If an identifier was given for the query than the query field will be this identifier.

Future works

rubensworks commented 3 months ago

Before I review in detail, could you @RubenEschauzier first have a look at this as well? This feels somewhat related to your prioritization work.

constraintAutomaton commented 3 months ago

I don't know why the CI doesn't pass on my end it does. Even the solidbench the one which is the one failing.

rubensworks commented 3 months ago

I don't know why the CI doesn't pass on my end it does. Even the solidbench the one which is the one failing.

The failure looks unrelated to your PR.

rubensworks commented 3 months ago

Another thought I have that would simplify this PR: Instead of writing to file, we could just write to the logger (e.g. at TRACE level). An external script could then be used to filter the log messages related to the link queue. This would make this PR work in the browser as well.

RubenEschauzier commented 3 months ago

Looks pretty good, it is a much more refined version of what I used for the link queue analysis paper.
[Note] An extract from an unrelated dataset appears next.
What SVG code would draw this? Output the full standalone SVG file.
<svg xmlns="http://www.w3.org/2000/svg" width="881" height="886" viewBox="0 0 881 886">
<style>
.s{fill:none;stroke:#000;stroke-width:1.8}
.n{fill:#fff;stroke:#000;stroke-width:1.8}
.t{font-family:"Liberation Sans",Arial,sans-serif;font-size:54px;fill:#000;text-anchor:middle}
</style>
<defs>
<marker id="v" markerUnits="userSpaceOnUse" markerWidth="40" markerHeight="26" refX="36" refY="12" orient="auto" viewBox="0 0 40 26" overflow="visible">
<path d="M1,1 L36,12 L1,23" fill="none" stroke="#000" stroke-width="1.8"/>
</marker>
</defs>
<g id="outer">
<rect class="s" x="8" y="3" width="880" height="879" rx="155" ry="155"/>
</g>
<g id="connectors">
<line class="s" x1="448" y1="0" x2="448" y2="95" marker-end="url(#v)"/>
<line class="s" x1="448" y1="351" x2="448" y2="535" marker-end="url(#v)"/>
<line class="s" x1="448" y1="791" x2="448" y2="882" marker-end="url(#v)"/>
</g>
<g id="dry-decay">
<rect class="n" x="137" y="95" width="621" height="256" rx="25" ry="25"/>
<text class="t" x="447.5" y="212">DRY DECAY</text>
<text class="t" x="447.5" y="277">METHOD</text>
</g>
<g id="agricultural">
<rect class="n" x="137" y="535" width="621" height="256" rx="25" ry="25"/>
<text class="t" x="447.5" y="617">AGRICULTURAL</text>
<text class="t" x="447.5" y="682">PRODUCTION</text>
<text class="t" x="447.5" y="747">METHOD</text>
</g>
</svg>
I'm unsure if it has much to do with prioritization, as (as far as I can tell) it is mainly for analyzing query execution in hindsight.
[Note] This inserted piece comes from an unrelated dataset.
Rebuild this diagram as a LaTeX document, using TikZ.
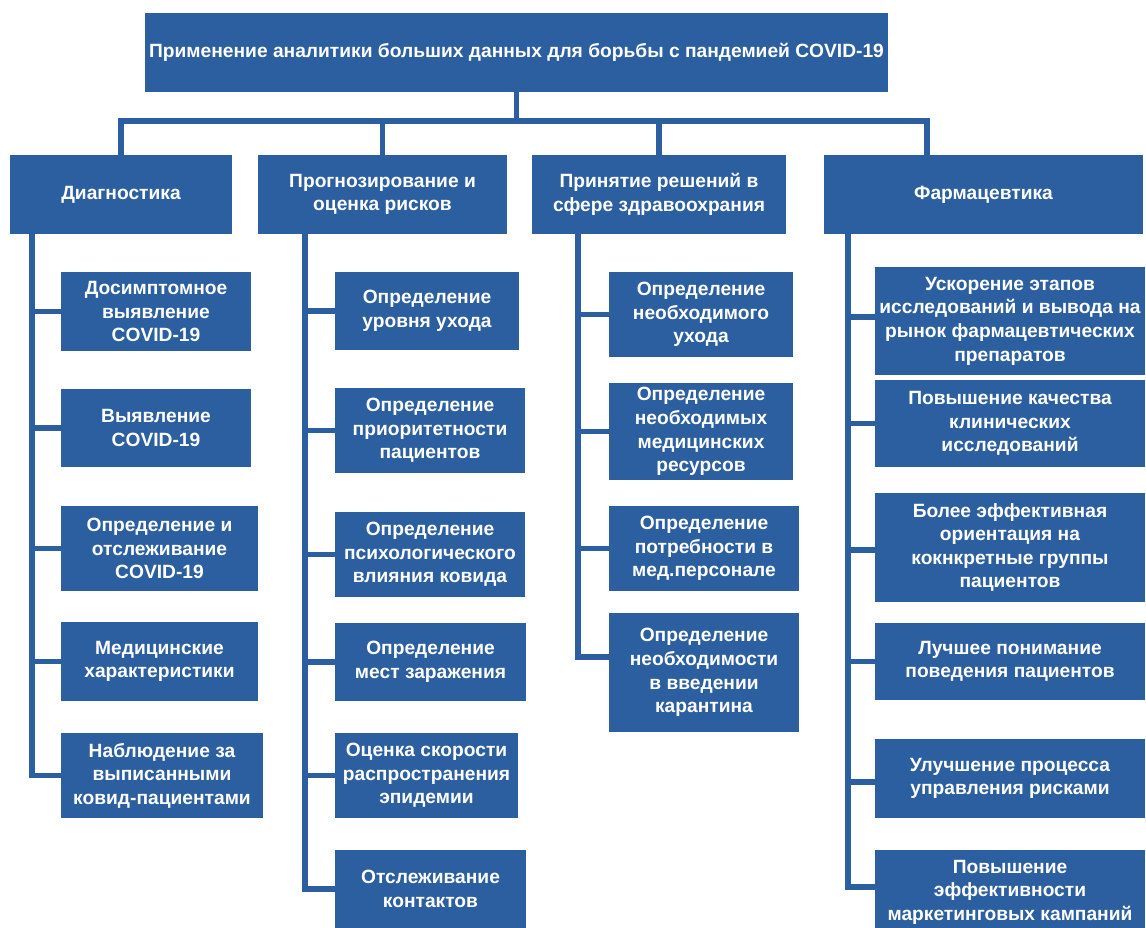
\documentclass[tikz,border=0pt]{standalone}
\usepackage{fontspec}
\setmainfont{Liberation Sans}
\definecolor{boxblue}{RGB}{44,95,160}
\tikzset{
  box/.style={fill=boxblue, text=white, inner sep=0pt, align=center,
    font=\fontsize{19.2}{23.6}\selectfont\bfseries},
  sz/.style 2 args={minimum width=#1, minimum height=#2},
  conn/.style={draw=boxblue, line width=5.5pt, line cap=rect, line join=miter}
}
\begin{document}
\begin{tikzpicture}[x=1pt,y=-1pt]
\useasboundingbox (0,0) rectangle (1146,928);
\clip (0,0) rectangle (1146,928);
% title
\node[box, sz={743pt}{79pt}] (title) at (516.5,52.5) {\raisebox{5pt}{Применение аналитики больших данных для борьбы с пандемией COVID-19}};
% level 2
\node[box, sz={222pt}{79pt}] (diag) at (121,194.5) {Диагностика};
\node[box, sz={249pt}{79pt}] (prog) at (382.5,194.5) {Прогнозирование и\\оценка рисков};
\node[box, sz={254pt}{79pt}] (prin) at (659,194.5) {Принятие решений в\\сфере здравоохрания};
\node[box, sz={319pt}{79pt}] (farm) at (983.5,194.5) {Фармацевтика};
\coordinate (bar) at (516.5,121);
% diag children
\node[box, sz={190pt}{79pt}] (d1) at (156,311.5) {Досимптомное\\выявление\\COVID-19};
\node[box, sz={190pt}{78pt}] (d2) at (156,428) {Выявление\\COVID-19};
\node[box, sz={197pt}{85pt}] (d3) at (159.5,548.5) {Определение и\\отслеживание\\COVID-19};
\node[box, sz={197pt}{79pt}] (d4) at (159.5,661.5) {Медицинские\\характеристики};
\node[box, sz={202pt}{85pt}] (d5) at (162,775.5) {Наблюдение за\\выписанными\\ковид-пациентами};
% prog children
\node[box, sz={184pt}{78pt}] (p1) at (427,311) {Определение\\уровня ухода};
\node[box, sz={190pt}{85pt}] (p2) at (430,430.5) {Определение\\приоритетности\\пациентов};
\node[box, sz={190pt}{85pt}] (p3) at (430,554.5) {Определение\\психологического\\влияния ковида};
\node[box, sz={191pt}{78pt}] (p4) at (430.5,662) {Определение\\мест заражения};
\node[box, sz={183pt}{85pt}] (p5) at (426.5,775.5) {Оценка скорости\\распространения\\эпидемии};
\node[box, sz={191pt}{78pt}] (p6) at (430.5,889) {Отслеживание\\контактов};
% prin children
\node[box, sz={184pt}{85pt}] (r1) at (701,314.5) {Определение\\необходимого\\ухода};
\node[box, sz={184pt}{97pt}] (r2) at (701,431.5) {Определение\\необходимых\\медицинских\\ресурсов};
\node[box, sz={190pt}{85pt}] (r3) at (704,548.5) {Определение\\потребности в\\мед.персонале};
\node[box, sz={190pt}{119pt}] (r4) at (704,672.5) {Определение\\необходимости\\в введении\\карантина};
% farm children
\node[box, sz={270pt}{108pt}] (f1) at (1010,321) {Ускорение этапов\\исследований и вывода на\\рынок фармацевтических\\препаратов};
\node[box, sz={270pt}{87pt}] (f2) at (1010,423.5) {Повышение качества\\клинических\\исследований};
\node[box, sz={270pt}{109pt}] (f3) at (1010,547.5) {Более эффективная\\ориентация на\\кокнкретные группы\\пациентов};
\node[box, sz={270pt}{77pt}] (f4) at (1010,661.5) {Лучшее понимание\\поведения пациентов};
\node[box, sz={270pt}{79pt}] (f5) at (1010,778.5) {Улучшение процесса\\управления рисками};
\node[box, sz={270pt}{84pt}] (f6) at (1010,892) {Повышение\\эффективности\\маркетинговых кампаний};
% top connectors
\draw[conn] (title.south) -- (title.south |- bar);
\draw[conn] (diag.north) |- (bar);
\draw[conn] (prog.north) |- (bar);
\draw[conn] (prin.north) |- (bar);
\draw[conn] ([xshift=-56.5pt]farm.north) |- (bar);
% spines
\foreach \c in {d1,d2,d3,d4,d5} \draw[conn] ([xshift=22pt]diag.south west) |- (\c.west);
\foreach \c in {p1,p2,p3,p4,p5,p6} \draw[conn] ([xshift=47pt]prog.south west) |- (\c.west);
\foreach \c in {r1,r2,r3} \draw[conn] ([xshift=46pt]prin.south west) |- (\c.west);
\draw[conn] ([xshift=46pt]prin.south west) |- ([yshift=15.5pt]r4.west);
\draw[conn] ([xshift=24pt]farm.south west) |- ([yshift=4pt]f1.west);
\draw[conn] ([xshift=24pt]farm.south west) |- (f2.west);
\draw[conn] ([xshift=24pt]farm.south west) |- ([yshift=-2.5pt]f3.west);
\draw[conn] ([xshift=24pt]farm.south west) |- (f4.west);
\draw[conn] ([xshift=24pt]farm.south west) |- ([yshift=-3.5pt]f5.west);
\draw[conn] ([xshift=24pt]farm.south west) |- ([yshift=5pt]f6.west);
\end{tikzpicture}
\end{document}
constraintAutomaton commented 3 months ago

Looks pretty good, it is a much more refined version of what I used for the link queue analysis paper. I'm unsure if it has much to do with prioritization, as (as far as I can tell) it is mainly for analyzing query execution in hindsight.

I think it is the part about the labeling of the links with the reachability criteria. At least for my work I plan to use those label to prioritize some links.

constraintAutomaton commented 3 months ago

Another thought I have that would simplify this PR: Instead of writing to file, we could just write to the logger (e.g. at TRACE level). An external script could then be used to filter the log messages related to the link queue. This would make this PR work in the browser as well.

Yes, I think it is much better! I will be also able to provide the information in a streaming manner (instead of dumping it all at every step, but I think I will provide the option to do so). I will make another repo to parse this information has a file because it make it easy for my own investigation and debugging.